Der Hass gründet also auf einem realen sozialen Problem und wird bei einer vermeintlich ethnischen Gruppe, also den „Schwaben“, abgeladen?
Ja, wir haben ein soziales Problem, einen hohen Anteil von Armen, Arbeitslosen und Niedrigverdienern in Berlin. Schwierig ist, dass die sozialen Debatten immer wieder mit ethnischen Gruppen besetzt werden.

Zum Beispiel?
In der deutschen Geschichte hat eine ethnische Zuschreibung von Ängsten mit Türken oder Gastarbeitern stattgefunden, also Zuwanderergruppen, die oft statusniedrige Jobs hatten.

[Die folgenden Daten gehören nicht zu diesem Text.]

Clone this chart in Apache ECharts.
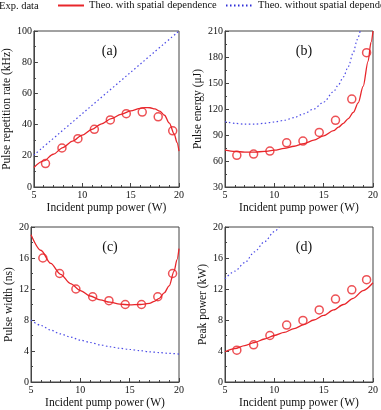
<!DOCTYPE html>
<html>
<head>
<meta charset="utf-8">
<script src="https://cdn.jsdelivr.net/npm/echarts@6/dist/echarts.min.js"></script>
<style>
  html, body { margin: 0; padding: 0; background: #fff; }
  #chart { width: 381px; height: 410px; }
</style>
</head>
<body>
<div id="chart"></div>
<script>
// measured pump powers (W)
const expX = [6.2, 7.9, 9.55, 11.25, 12.9, 14.55, 16.2, 17.85, 19.35]
const expRate = [15, 25, 31, 37, 43, 47, 48, 45, 36]
const expEnergy = [66.5, 68, 71.5, 81, 83, 93, 107, 131.5, 185]
const expWidth = [16, 14, 12, 11, 10.5, 10, 10, 11, 14]
const expPeak = [4.1, 4.8, 6, 7.35, 7.95, 9.3, 10.7, 11.9, 13.2]

// theory with spatial dependence
const thX = [5, 6, 7, 8, 9, 10, 11, 12, 13, 14, 15, 16, 16.5, 17, 17.5, 18, 18.5, 19, 19.5, 19.8, 20]
const rateWith = [12.5, 16.7, 21, 25.3, 29.4, 33.3, 37, 40.5, 43.8, 46.6, 48.8, 50.4, 50.9, 50.8, 50.1, 48.7, 46, 41, 34, 28.5, 23]
const energyWith = [72.5, 71, 70.3, 70.3, 71, 72.5, 74.5, 77, 80, 84, 89, 95, 99, 103.5, 109, 116, 127, 146, 175, 197, 210]
const widthWith = [19, 17, 15.3, 13.9, 12.7, 11.8, 11.1, 10.6, 10.3, 10.05, 9.95, 10, 10.05, 10.15, 10.4, 10.8, 11.5, 12.4, 14.3, 15.8, 17.2]
const powX = [5, 6, 7, 8, 9, 10, 11, 12, 13, 14, 15, 16, 17, 18, 19, 20]
const peakWith = [3.9, 4.3, 4.7, 5.1, 5.55, 6.0, 6.4, 6.9, 7.4, 8.0, 8.6, 9.3, 10.0, 10.8, 11.8, 12.8]

// theory without spatial dependence
const rateNoX = [5, 20]
const rateNo = [20.5, 100]
const energyNoX = [5, 6, 7, 8, 9, 10, 11, 12, 13, 14, 15, 16, 16.5, 17, 17.5, 18, 18.4, 18.7]
const energyNo = [105.5, 103.5, 102.5, 102.5, 103.5, 105, 107, 110, 114.5, 120, 128, 140, 148, 157, 169, 185, 200, 210]
const widthNo = [8, 7.3, 6.7, 6.2, 5.8, 5.4, 5.1, 4.8, 4.55, 4.35, 4.2, 4.05, 3.9, 3.8, 3.7, 3.6]
const peakNoX = [5, 6, 7, 8, 9, 10, 10.5]
const peakNo = [13.3, 14.3, 15.4, 16.8, 18.1, 19.4, 20]

const panelTitles = ['(a)', '(b)', '(c)', '(d)']
const yNames = ['Pulse repetition rate (kHz)', 'Pulse energy (\u03bcJ)', 'Pulse width (ns)', 'Peak power (kW)']
const yMin = [0, 30, 0, 0]
const yMax = [100, 210, 20, 20]
const yStep = [20, 30, 4, 4]

const EXP = 'Exp. data'
const WITH = 'Theo. with spatial dependence'
const WITHOUT = 'Theo. without spatial dependence'
const RED = '#e8262b'
const BLUE = '#4b4be6'
const FONT = '"Liberation Serif", "Times New Roman", serif'

const pairs = (xs, ys) => xs.map((x, i) => [x, ys[i]])

const grids = [
    {left: 30, top: 31, width: 149, height: 156},
    {left: 225, top: 31, width: 148, height: 156},
    {left: 31, top: 227, width: 148, height: 156},
    {left: 225, top: 227, width: 148, height: 156}
]
const yNameGap = [14, 19, 14, 15]

const expSets = [expRate, expEnergy, expWidth, expPeak]
const withSets = [pairs(thX, rateWith), pairs(thX, energyWith), pairs(thX, widthWith), pairs(powX, peakWith)]
const noSets = [pairs(rateNoX, rateNo), pairs(energyNoX, energyNo), pairs(powX, widthNo), pairs(peakNoX, peakNo)]

let chart = echarts.init(document.getElementById('chart'))

const series = []
grids.forEach((g, i) => {
    series.push({
        name: WITHOUT, type: 'line', xAxisIndex: i, yAxisIndex: i,
        data: noSets[i], symbol: 'none', smooth: 0.3, smoothMonotone: 'x',
        lineStyle: {color: BLUE, width: 1.2, type: [1.5, 2.5]}, itemStyle: {color: BLUE},
        z: 2
    })
    series.push({
        name: WITH, type: 'line', xAxisIndex: i, yAxisIndex: i,
        data: withSets[i], symbol: 'none', smooth: 0.3, smoothMonotone: 'x',
        lineStyle: {color: RED, width: 1.3}, itemStyle: {color: RED},
        z: 3
    })
    series.push({
        name: EXP, type: 'scatter', xAxisIndex: i, yAxisIndex: i,
        data: pairs(expX, expSets[i]), symbol: 'circle', symbolSize: 8,
        itemStyle: {color: 'rgba(255,255,255,0)', borderColor: RED, borderWidth: 1.5},
        z: 4
    })
})

const axisCommon = {
    axisLine: {show: true, onZero: false, lineStyle: {color: '#444', width: 1}},
    axisTick: {show: true, inside: true, length: 4, lineStyle: {color: '#444'}},
    splitLine: {show: false},
    nameTextStyle: {color: '#111', fontFamily: FONT, fontSize: 11.5}
}
const legendText = {fontFamily: FONT, fontSize: 10.5, color: '#111'}

chart.setOption({
    backgroundColor: '#fff',
    animation: false,
    textStyle: {fontFamily: FONT},
    legend: [
        {data: [{name: EXP, icon: 'emptyCircle'}], left: -19, top: 0, padding: 0, itemWidth: 14, itemHeight: 10, textStyle: legendText},
        {data: [WITH], left: 57, top: 0, padding: 0, itemWidth: 26, itemHeight: 10,
            itemStyle: {opacity: 0}, textStyle: legendText},
        {data: [WITHOUT], left: 225, top: 0, padding: 0, itemWidth: 27, itemHeight: 10,
            itemStyle: {opacity: 0}, lineStyle: {color: '#2e2ed8'}, textStyle: legendText}
    ],
    title: grids.map((g, i) => ({
        text: panelTitles[i],
        left: g.left + g.width / 2, top: g.top + 8, textAlign: 'center',
        textStyle: {fontFamily: FONT, fontSize: 14, fontWeight: 'normal', color: '#111'}
    })),
    grid: grids.map(g => Object.assign({show: true, borderColor: '#444', borderWidth: 1, backgroundColor: '#fff'}, g)),
    xAxis: grids.map((g, i) => Object.assign({}, axisCommon, {
        type: 'value', gridIndex: i, min: 5, max: 20, interval: 5,
        minorTick: {show: true, splitNumber: 5, length: 2, lineStyle: {color: '#444'}},
        name: 'Incident pump power (W)', nameLocation: 'middle', nameGap: 15,
        axisLabel: {color: '#111', fontFamily: FONT, fontSize: 10, margin: 3}
    })),
    yAxis: grids.map((g, i) => Object.assign({}, axisCommon, {
        type: 'value', gridIndex: i, min: yMin[i], max: yMax[i], interval: yStep[i],
        minorTick: {show: true, splitNumber: 2, length: 2, lineStyle: {color: '#444'}},
        name: yNames[i], nameLocation: 'middle', nameGap: yNameGap[i],
        axisLabel: {color: '#111', fontFamily: FONT, fontSize: 10, margin: 2}
    })),
    series: series
})
</script>
</body>
</html>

Wir kennen aber auch das andere Beispiel. Im Dritten Reich hat man sich die Juden dafür ausgesucht. Eine Gruppe, die keineswegs durchweg sozial niedrig angesiedelt war, sondern fest verwurzelt, bestens integriert und das gesellschaftliche und kulturelle Leben der Großstädte, allen voran Berlins, repräsentierend. Man hat sie um ihre gesellschaftliche Stellung beneidet. Wir wissen, mit welchen Folgen diese Ressentiments für eine Mobilisierung der Bevölkerung genutzt wurden. Ich wundere mich sehr, dass es Personen gibt, die diese Lehre aus der Zeit nicht ziehen und leichtfertig einen Schwaben-Hass anzetteln.

Sie sehen also im Schwaben-Hass ein gefährliches Potenzial?
Er ist gefährlich, weil das Ressentiment ausbaufähig ist. Ich sage nicht, dass es schon so weit ist. Ich glaube auch nicht, dass es am Ende tatsächlich die Schwaben abbekommen. Es ist aber für die politische Kultur in Deutschland sehr gefährlich.

Und wie erklären Sie sich, dass Bundestagsvize Wolfgang Thierse die Debatte mit seinem Interview noch einmal befeuert hat?
Herr Thierse weiß sehr genau, welche Lehren aus dem Nationalsozialismus gezogen werden müssen. Er hat sich in seinen politischen Funktionen wiederholt vehement gegen Rechtsextremismus und Rassismus gewandt. Das rechne ich ihm hoch an. Ich denke jedoch, dass die Bemerkungen über die Schwaben in Berlin nicht sehr klug waren – selbst wenn er sie lustig gemeint hat.